▸ INSTRUCTIONS FOR THE TASK
Which lines in the records below contain the word "recreates"? Copy each of them.

>>>

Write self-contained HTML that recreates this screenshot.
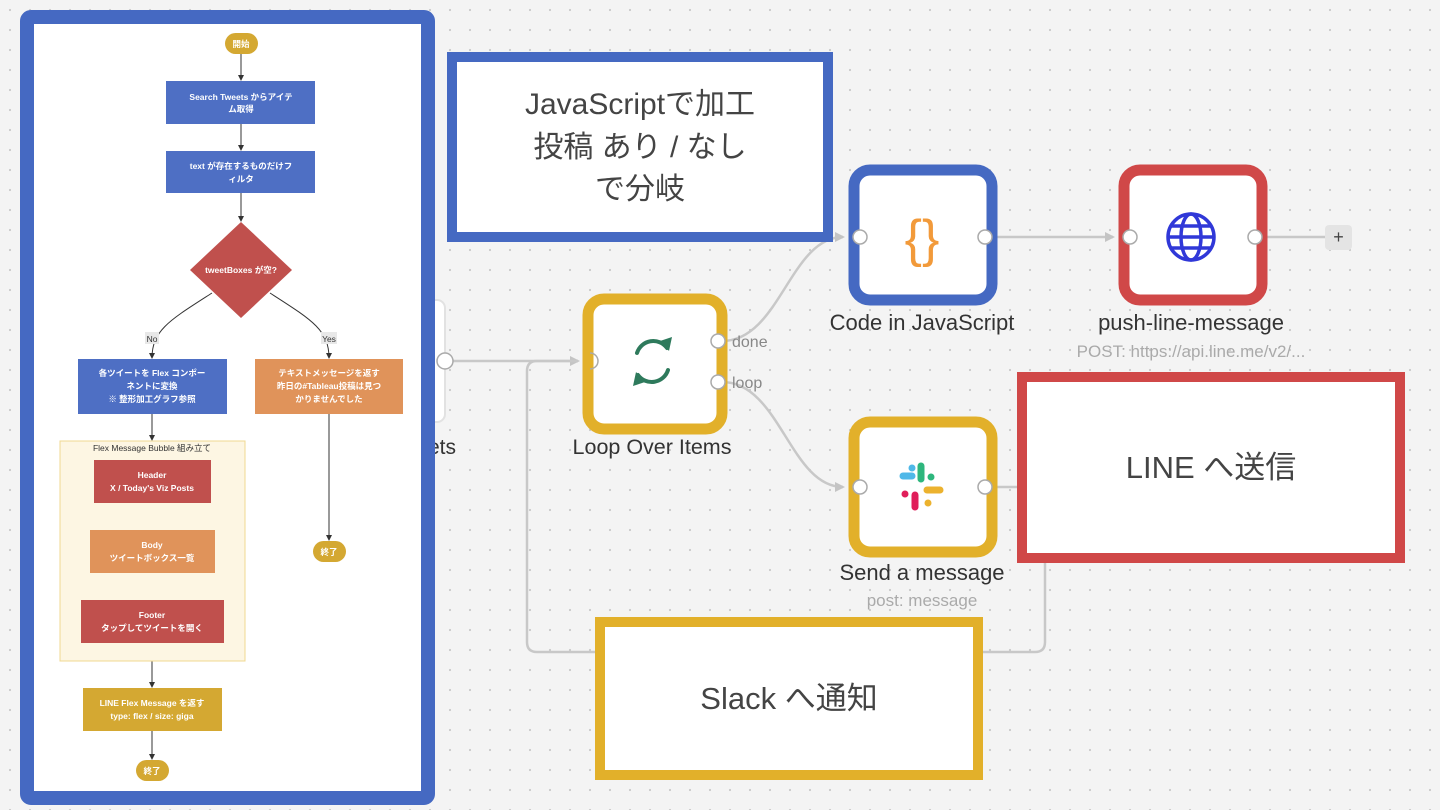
<!DOCTYPE html>
<html><head><meta charset="utf-8"><style>
html,body{margin:0;padding:0;width:1440px;height:810px;overflow:hidden;background:#f4f4f4}
svg{display:block}
text{font-family:"Liberation Sans","Noto Sans CJK JP",sans-serif}
</style></head><body>
<svg width="1440" height="810" viewBox="0 0 1440 810" xmlns="http://www.w3.org/2000/svg">
<defs>
<pattern id="dots" width="20" height="20" patternUnits="userSpaceOnUse"><circle cx="10" cy="10" r="1.1" fill="#c9c9c9"/></pattern>
<marker id="ga" markerWidth="10" markerHeight="10" refX="8" refY="5" orient="auto" markerUnits="userSpaceOnUse"><path d="M0,0 L10,5 L0,10 z" fill="#c4c4c4"/></marker>
<marker id="ka" markerWidth="6" markerHeight="6" refX="5" refY="3" orient="auto" markerUnits="userSpaceOnUse"><path d="M0,0 L6,3 L0,6 z" fill="#333"/></marker>
</defs>
<rect width="1440" height="810" fill="#f4f4f4"/>
<rect width="1440" height="810" fill="url(#dots)"/>

<g fill="none" stroke="#c8c8c8" stroke-width="2.5">
<path d="M452,361 L578,361" marker-end="url(#ga)"/>
<path d="M985,487 L1035,487 Q1045,487 1045,497 L1045,642 Q1045,652 1035,652 L537,652 Q527,652 527,642 L527,371 Q527,361 537,361 L578,361"/>
<path d="M722,341 C780,341 790,237 843,237" marker-end="url(#ga)"/>
<path d="M722,382 C780,382 790,487 843,487" marker-end="url(#ga)"/>
<path d="M990,237 L1113,237" marker-end="url(#ga)"/>
<path d="M1255,237 L1325,237"/>
</g>
<rect x="1325" y="225" width="27" height="25" rx="4" fill="#e4e4e4"/>
<text x="1338.5" y="243" font-size="18" text-anchor="middle" fill="#444">+</text>

<rect x="400" y="300" width="45" height="122" rx="8" fill="#fff" stroke="#e2e2e2" stroke-width="2"/>
<circle cx="445" cy="361" r="8" fill="#fff" stroke="#aaa" stroke-width="1.5"/>
<text x="456" y="454" font-size="21" text-anchor="end" fill="#333">ets</text>

<rect x="588" y="299" width="134" height="130" rx="16" fill="#fff" stroke="#e2b02a" stroke-width="11"/>
<path d="M590,353 a8,8 0 0 1 0,16" fill="none" stroke="#aaa" stroke-width="1.5"/>
<circle cx="718" cy="341" r="7" fill="#fff" stroke="#aaa" stroke-width="1.5"/>
<circle cx="718" cy="382" r="7" fill="#fff" stroke="#aaa" stroke-width="1.5"/>
<text x="732" y="347" font-size="16" fill="#888">done</text>
<text x="732" y="388" font-size="16" fill="#888">loop</text>
<g fill="none" stroke="#2e7a5c" stroke-width="4" stroke-linecap="round">
<path d="M637,353 a17,17 0 0 1 30,-5"/><path d="M668,370 a17,17 0 0 1 -30,5"/>
</g>
<path d="M660,341 L672,337 L669,351 z" fill="#2e7a5c"/><path d="M645,382 L633,386 L636,372 z" fill="#2e7a5c"/>
<text x="652" y="454" font-size="21.5" text-anchor="middle" fill="#333">Loop Over Items</text>

<rect x="854" y="170" width="138" height="130" rx="16" fill="#fff" stroke="#4569c2" stroke-width="11"/>
<text x="922" y="256" font-size="52" text-anchor="middle" fill="#f29a3a">{}</text>
<circle cx="860" cy="237" r="7" fill="#fff" stroke="#aaa" stroke-width="1.5"/>
<circle cx="985" cy="237" r="7" fill="#fff" stroke="#aaa" stroke-width="1.5"/>
<text x="922" y="330" font-size="22" text-anchor="middle" fill="#333">Code in JavaScript</text>

<rect x="1124" y="170" width="138" height="130" rx="16" fill="#fff" stroke="#d04848" stroke-width="11"/>
<g fill="none" stroke="#3038d8" stroke-width="3.5">
<circle cx="1191" cy="237" r="23"/><ellipse cx="1191" cy="237" rx="10" ry="23"/>
<line x1="1168" y1="237" x2="1214" y2="237"/><line x1="1171" y1="226" x2="1211" y2="226"/><line x1="1171" y1="248" x2="1211" y2="248"/>
</g>
<circle cx="1130" cy="237" r="7" fill="#fff" stroke="#aaa" stroke-width="1.5"/>
<circle cx="1255" cy="237" r="7" fill="#fff" stroke="#aaa" stroke-width="1.5"/>
<text x="1191" y="330" font-size="22" text-anchor="middle" fill="#333">push-line-message</text>
<text x="1191" y="357" font-size="17" text-anchor="middle" fill="#aaa">POST: https://api.line.me/v2/...</text>

<rect x="854" y="422" width="138" height="130" rx="16" fill="#fff" stroke="#e2b02a" stroke-width="11"/>
<g stroke-linecap="round" stroke-width="7">
<line x1="903" y1="476" x2="912" y2="476" stroke="#4fb8e8"/>
<line x1="921" y1="466" x2="921" y2="479" stroke="#2eb67d"/>
<line x1="931" y1="477" x2="931" y2="477" stroke="#2eb67d"/>
<line x1="927" y1="490" x2="940" y2="490" stroke="#ecb22e"/>
<line x1="915" y1="495" x2="915" y2="507" stroke="#e01e5a"/>
<line x1="905" y1="494" x2="905" y2="494" stroke="#e01e5a"/>
<line x1="928" y1="503" x2="928" y2="503" stroke="#ecb22e"/>
<line x1="912" y1="468" x2="912" y2="468" stroke="#4fb8e8"/>
</g>
<circle cx="860" cy="487" r="7" fill="#fff" stroke="#aaa" stroke-width="1.5"/>
<circle cx="985" cy="487" r="7" fill="#fff" stroke="#aaa" stroke-width="1.5"/>
<text x="922" y="580" font-size="22" text-anchor="middle" fill="#333">Send a message</text>
<text x="922" y="606" font-size="17" text-anchor="middle" fill="#aaa">post: message</text>

<rect x="452" y="57" width="376" height="180" fill="#fff" stroke="#4569c2" stroke-width="10"/>
<g font-size="30" text-anchor="middle" fill="#444">
<text x="640" y="114">JavaScriptで加工</text><text x="640" y="157">投稿 あり / なし</text><text x="640" y="199">で分岐</text>
</g>
<rect x="1022" y="377" width="378" height="181" fill="#fff" stroke="#d04848" stroke-width="10"/>
<text x="1211" y="478" font-size="31" text-anchor="middle" fill="#444">LINE へ送信</text>
<rect x="600" y="622" width="378" height="153" fill="#fff" stroke="#e2b02a" stroke-width="10"/>
<text x="789" y="709" font-size="31" text-anchor="middle" fill="#444">Slack へ通知</text>

<rect x="27" y="17" width="401" height="781" rx="4" fill="#fff" stroke="#4569c2" stroke-width="14"/>
<g stroke="#333" stroke-width="1" fill="none">
<line x1="241" y1="53" x2="241" y2="80" marker-end="url(#ka)"/>
<line x1="241" y1="124" x2="241" y2="150" marker-end="url(#ka)"/>
<line x1="241" y1="193" x2="241" y2="221" marker-end="url(#ka)"/>
<path d="M212,293 C170,320 152,330 152,358" marker-end="url(#ka)"/>
<path d="M270,293 C312,320 329,330 329,358" marker-end="url(#ka)"/>
<line x1="152" y1="414" x2="152" y2="440" marker-end="url(#ka)"/>
<line x1="329" y1="414" x2="329" y2="540" marker-end="url(#ka)"/>
<line x1="152" y1="661" x2="152" y2="687" marker-end="url(#ka)"/>
<line x1="152" y1="731" x2="152" y2="759" marker-end="url(#ka)"/>
</g>
<g font-size="8.5" text-anchor="middle" fill="#fff" font-weight="bold">
<rect x="225" y="33" width="33" height="21" rx="10.5" fill="#d4a832"/><text x="241" y="47">開始</text>
<rect x="166" y="81" width="149" height="43" fill="#4e6fc4"/><text x="241" y="100">Search Tweets からアイテ</text><text x="241" y="112">ム取得</text>
<rect x="166" y="151" width="149" height="42" fill="#4e6fc4"/><text x="241" y="169">text が存在するものだけフ</text><text x="241" y="182">ィルタ</text>
<polygon points="241,222 292,270 241,318 190,270" fill="#c0504d"/><text x="241" y="273">tweetBoxes が空?</text>
<rect x="78" y="359" width="149" height="55" fill="#4e6fc4"/><text x="152" y="376">各ツイートを Flex コンポー</text><text x="152" y="389">ネントに変換</text><text x="152" y="402">※ 整形加工グラフ参照</text>
<rect x="255" y="359" width="148" height="55" fill="#e0935a"/><text x="329" y="376">テキストメッセージを返す</text><text x="329" y="389">昨日の#Tableau投稿は見つ</text><text x="329" y="402">かりませんでした</text>
<rect x="60" y="441" width="185" height="220" fill="#fdf6e3" stroke="#f0d890" stroke-width="1"/>
<text x="152" y="451" fill="#333" font-weight="normal">Flex Message Bubble 組み立て</text>
<rect x="94" y="460" width="117" height="43" fill="#c0504d"/><text x="152" y="478">Header</text><text x="152" y="491">X / Today's Viz Posts</text>
<rect x="90" y="530" width="125" height="43" fill="#e0935a"/><text x="152" y="548">Body</text><text x="152" y="561">ツイートボックス一覧</text>
<rect x="81" y="600" width="143" height="43" fill="#c0504d"/><text x="152" y="618">Footer</text><text x="152" y="631">タップしてツイートを開く</text>
<rect x="83" y="688" width="139" height="43" fill="#d4a832"/><text x="152" y="706">LINE Flex Message を返す</text><text x="152" y="719">type: flex / size: giga</text>
<rect x="136" y="760" width="33" height="21" rx="10.5" fill="#d4a832"/><text x="152" y="774">終了</text>
<rect x="313" y="541" width="33" height="21" rx="10.5" fill="#d4a832"/><text x="329" y="555">終了</text>
</g>
<rect x="145" y="332" width="14" height="12" fill="#e8e8e8"/><text x="152" y="342" font-size="8.5" text-anchor="middle" fill="#333">No</text>
<rect x="321" y="332" width="16" height="12" fill="#e8e8e8"/><text x="329" y="342" font-size="8.5" text-anchor="middle" fill="#333">Yes</text>
</svg>
</body></html>
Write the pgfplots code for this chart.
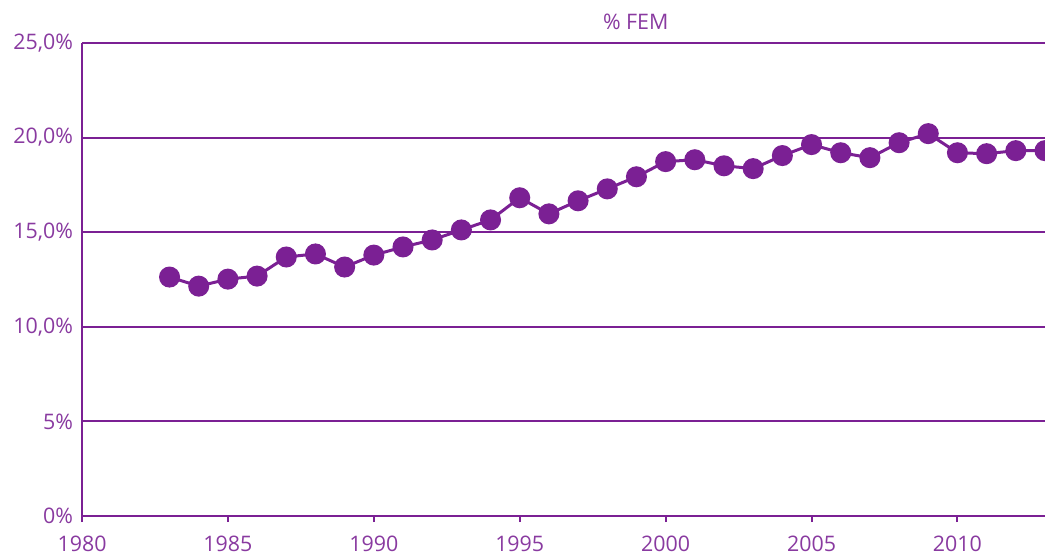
\documentclass[border=0pt]{standalone}
\usepackage{fontspec}
\setmainfont{Open Sans}
\usepackage{pgfplots}
\pgfplotsset{compat=1.18}
\definecolor{lpurple}{RGB}{123,32,148}
\definecolor{tpurple}{RGB}{137,58,160}
\begin{document}
\begin{tikzpicture}
\useasboundingbox (0,0) rectangle (522.5pt,277pt);
\begin{axis}[
  at={(41pt,19pt)}, anchor=south west,
  scale only axis, width=481.5pt, height=236.5pt,
  xmin=1980, xmax=2013, ymin=0, ymax=25,
  axis lines=left, axis line style={lpurple, line width=1pt, -},
  xtick={1980,1985,1990,1995,2000,2005,2010},
  ytick={0,5,10,15,20,25},
  yticklabels={0\%,5\%,{10,0\%},{15,0\%},{20,0\%},{25,0\%}},
  xticklabel style={/pgf/number format/1000 sep={}},
  /pgf/number format/assume math mode=true,
  tick label style={font=\fontsize{10.7}{12}\selectfont, text=tpurple},
  xtick style={lpurple, line width=1pt},
  major tick length=3pt,
  ytick style={draw=none},
  xtick align=outside,
  ymajorgrids, grid style={lpurple, line width=1pt},
  yticklabel style={xshift=0.5pt},
  xticklabel style={yshift=-3.5pt},
  clip=false,
]
\addplot[lpurple, line width=1.5pt, mark=*, mark size=4.5pt, mark options={fill=lpurple, draw=lpurple}] coordinates {
(1983,12.63) (1984,12.15) (1985,12.52) (1986,12.68) (1987,13.69) (1988,13.85)
(1989,13.16) (1990,13.79) (1991,14.22) (1992,14.59) (1993,15.12) (1994,15.65)
(1995,16.82) (1996,15.97) (1997,16.66) (1998,17.29) (1999,17.93) (2000,18.73)
(2001,18.83) (2002,18.51) (2003,18.36) (2004,19.05) (2005,19.63) (2006,19.20)
(2007,18.94) (2008,19.73) (2009,20.21) (2010,19.20) (2011,19.15) (2012,19.31)
(2013,19.31)
};
\node[text=tpurple, font=\fontsize{10.7}{12}\selectfont] at (rel axis cs:0.575,1.045) {\% FEM};
\end{axis}
\end{tikzpicture}
\end{document}
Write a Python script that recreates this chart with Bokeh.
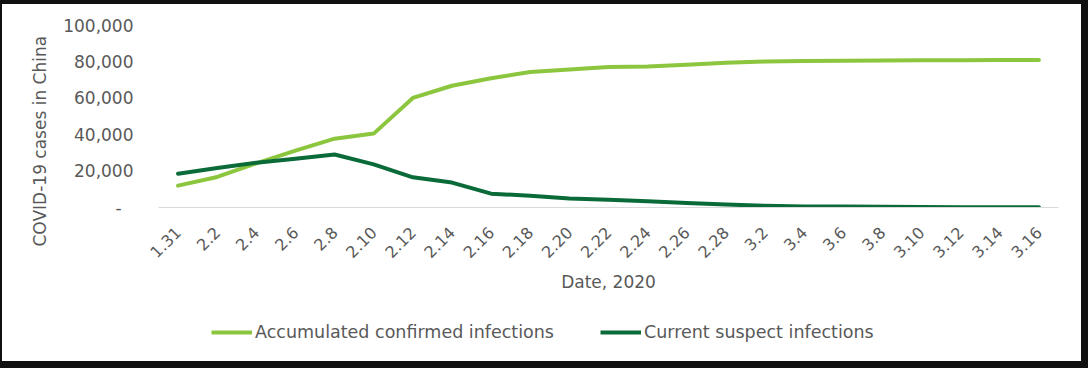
import math
from bokeh.plotting import figure
from bokeh.layouts import column
from bokeh.models import (FactorRange, Range1d, FixedTicker, NumeralTickFormatter,
                          Legend, LegendItem, ColumnDataSource, Title)
from bokeh.embed import file_html
from bokeh.resources import INLINE

# ---- data ----
dates = ["1.31", "2.2", "2.4", "2.6", "2.8", "2.10", "2.12", "2.14", "2.16", "2.18",
         "2.20", "2.22", "2.24", "2.26", "2.28", "3.2", "3.4", "3.6", "3.8", "3.10",
         "3.12", "3.14", "3.16"]
confirmed = [12000, 16800, 24300, 31300, 37800, 40600, 60200, 66900, 71000, 74500,
             75800, 77200, 77500, 78500, 79500, 80200, 80500, 80700, 80800, 80850,
             80900, 81000, 81000]
suspect = [18600, 21700, 24600, 26800, 29100, 23700, 16600, 13700, 7600, 6400,
           5000, 4300, 3500, 2500, 1600, 900, 600, 500, 450, 300,
           200, 150, 130]
y_ticks = [0, 20000, 40000, 60000, 80000, 100000]
series_names = ["Accumulated confirmed infections", "Current suspect infections"]
series_fields = ["confirmed", "suspect"]
series_colors = ["#8CC63E", "#0A6B39"]
y_title = "COVID-19 cases in China"
x_title = "Date, 2020"

TEXT = "#595959"
FONT = "DejaVu Sans"

src = ColumnDataSource(data=dict(date=dates, confirmed=confirmed, suspect=suspect))

# ---------------- main chart ----------------
p = figure(width=1079, height=308,
           x_range=FactorRange(factors=dates, range_padding=0),
           y_range=Range1d(0, 100000),
           output_backend="svg", toolbar_location=None,
           min_border_left=156, min_border_right=23,
           min_border_top=21, min_border_bottom=105)
p.outline_line_color = None
p.xgrid.visible = False
p.ygrid.visible = False
p.background_fill_color = "white"
p.border_fill_color = "white"

for field, col in zip(series_fields, series_colors):
    p.line("date", field, source=src, line_color=col,
           line_width=4, line_join="round", line_cap="round")

# x axis
xa = p.xaxis[0]
xa.axis_line_color = "#D9D9D9"
xa.axis_line_width = 1
xa.major_tick_line_color = None
xa.minor_tick_line_color = None
xa.major_label_orientation = math.pi / 4
xa.major_label_text_font = FONT
xa.major_label_text_font_size = "16px"
xa.major_label_text_color = TEXT
xa.major_label_standoff = 16
xa.axis_label = x_title
xa.axis_label_text_font = FONT
xa.axis_label_text_font_size = "17px"
xa.axis_label_text_font_style = "normal"
xa.axis_label_text_color = TEXT
xa.axis_label_standoff = 6

# y axis
ya = p.yaxis[0]
ya.ticker = FixedTicker(ticks=y_ticks)
ya.formatter = NumeralTickFormatter(format="0,0")
ya.major_label_overrides = {0: "-\u2002\u2009"}
ya.axis_line_color = None
ya.major_tick_line_color = None
ya.minor_tick_line_color = None
ya.major_label_text_font = FONT
ya.major_label_text_font_size = "17px"
ya.major_label_text_color = TEXT
ya.major_label_standoff = 19

# y title as a side title so it can be shifted along the axis
yt = Title(text=y_title, align="left", offset=-39,
           text_font=FONT, text_font_size="17px", text_font_style="normal",
           text_color=TEXT, standoff=22)
p.add_layout(yt, "left")

# ---------------- legend strip below ----------------
leg = figure(width=1079, height=49,
             x_range=FactorRange(factors=dates, range_padding=0),
             y_range=Range1d(0, 100000),
             output_backend="svg", toolbar_location=None,
             x_axis_location=None, y_axis_location=None, min_border=0)
leg.outline_line_color = None
leg.xgrid.visible = False
leg.ygrid.visible = False
leg.border_fill_color = "white"
leg.background_fill_color = "white"

items = []
for name, field, col in zip(series_names, series_fields, series_colors):
    r = leg.line("date", field, source=src, line_color=col, line_width=4, visible=False)
    items.append(LegendItem(label=name, renderers=[r]))

legend = Legend(items=items, orientation="horizontal", location=(53, 19),
                border_line_color=None, background_fill_alpha=0,
                label_text_font=FONT, label_text_font_size="17.5px",
                label_text_color=TEXT, glyph_width=41, glyph_height=20,
                label_standoff=3, spacing=46, padding=5, margin=0,
                inactive_fill_alpha=0)
leg.add_layout(legend)

layout = column(p, leg, spacing=0)

html = file_html(layout, INLINE)
style = ("<style>html{background:#101010;} "
         "body{background:#ffffff !important; border-style:solid !important; "
         "border-color:#101010 !important; border-width:4px 7px 7px 2px !important;}</style>")
html = html.replace("<head>", "<head>" + style, 1)
open("out.html", "w").write(html)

<<<

▸ WORKED SOLUTION
Write self-contained HTML that recreates this screenshot.
Write a Python script that recreates this chart with Bokeh.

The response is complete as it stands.